The solution, the veteran NHLer said, is making it affect all players and for a longer period of time to totally reset the marketplace.
"Make it so every player is signed with the (pay) cut for this season (2004-05) and two more," he offered. "That way, (the owners) have cost certainty."
So, what about players currently without contracts or with deals that don't run through the 2006-07 season?
Our NHLer proposes restricted free agents would have to sign three-year deals based on their contract for the 2003-04 season and the 24% rollback.
As well, renegotiating would not be allowed -- which would greatly affect underpaid players such as Hart Trophy winner Martin St. Louis of the Tampa Bay Lightning, who was paid $1.5 million US last season.

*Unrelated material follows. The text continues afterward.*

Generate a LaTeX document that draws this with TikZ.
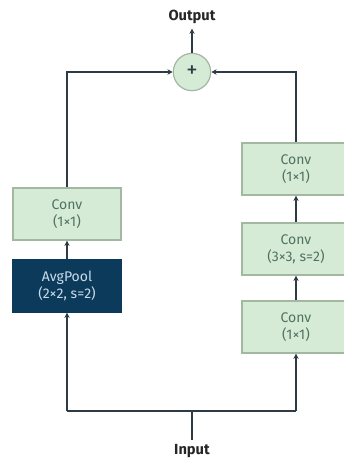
\documentclass[tikz,border=0pt]{standalone}
\usepackage{fontspec}
\setmainfont{Fira Sans}
\usetikzlibrary{arrows.meta}
\definecolor{boxfill}{HTML}{D6EBD6}
\definecolor{boxline}{HTML}{A3B8A3}
\definecolor{boxtext}{HTML}{4F7263}
\definecolor{poolfill}{HTML}{0C3A5B}
\definecolor{pooltext}{HTML}{C9DCEB}
\definecolor{wire}{HTML}{2E3B45}
\definecolor{sumfill}{HTML}{D6EBD6}
\tikzset{
  layer/.style={draw=boxline, fill=boxfill, line width=0.9pt, text=boxtext,
    minimum width=81pt, minimum height=39pt, align=center, inner sep=0pt,
    font=\fontsize{10.5}{13}\selectfont},
  pool/.style={layer, draw=poolfill, fill=poolfill, text=pooltext},
  sumnode/.style={circle, draw=boxline, fill=sumfill, line width=0.9pt,
    minimum size=28pt, inner sep=0pt, text=wire, font=\fontsize{17}{18}\selectfont},
  label/.style={font=\bfseries\fontsize{11}{13}\selectfont, text=black!85},
  wire/.style={draw=wire, line width=1.5pt},
  flow/.style={wire, -{Stealth[length=4pt,width=4pt]}}
}
\begin{document}
\begin{tikzpicture}[x=0.75pt, y=-0.75pt]
  \useasboundingbox (0,0) rectangle (343,460);
  % residual sum and output
  \node[sumnode] (sum) at (192,72) {+};
  \node[label] (out) at (192,17) {Output};
  % shortcut branch
  \node[layer] (sc) at (67,214) {Conv\\(1×1)};
  \node[pool] (avg) at (67,286) {AvgPool\\(2×2, s=2)};
  % main branch
  \node[layer] (c3) at (296,169) {Conv\\(1×1)};
  \node[layer] (c2) at (296,249) {Conv\\(3×3, s=2)};
  \node[layer] (c1) at (296,327) {Conv\\(1×1)};
  % input
  \node[label] (in) at (192,451) {Input};
  \coordinate (split) at (192,411);
  \coordinate (bl) at (67,411);
  \coordinate (br) at (296,411);
  % wiring
  \draw[wire] (in.north) -- (split);
  \draw[wire] (bl) -- (br);
  \draw[flow] (bl) -- (avg.south);
  \draw[flow] (avg.north) -- (sc.south);
  \draw[flow] (sc.north) |- (sum.west);
  \draw[flow] (br) -- (c1.south);
  \draw[flow] (c1.north) -- (c2.south);
  \draw[flow] (c2.north) -- (c3.south);
  \draw[flow] (c3.north) |- (sum.east);
  \draw[flow] (sum.north) -- (out.south);
\end{tikzpicture}
\end{document}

Teams also would have the opportunity to walk away from players after their deals expire, allowing them to become unrestricted free agents and join those who became UFAs this summer.
It's certainly an idea with merit. It would save the Flames tens of millions of dollars over the next two years (see Page 48).
Throw in a legitimate payroll tax -- say dollar for dollar after $40 million, a far cry from the weak proposal of 20 cents on every buck over $45 million, 50 cents after $50 million and 60 cents after $60 million -- and there's good reason to believe it's a plan with which the league could easily work.
All it would take is the owners to learn from their past mistakes and police themselves from overspending again.
Knowing the deadline to save this season is so close -- it may have already passed for all we know -- the time has come for drastic measures.
(No, we're not talking about firing both union boss Bob Goodenow and NHL commissioner Gary Bettman but that may not be such a bad idea.)
Therefore, the hour is at hand for the players to make a sincere push and prove all their claims of trying to save the 2004-05 campaign, and the league from its financial peril, are true.
If they really mean all those things, they'll admit the time has come to stop the bleeding year after year after year.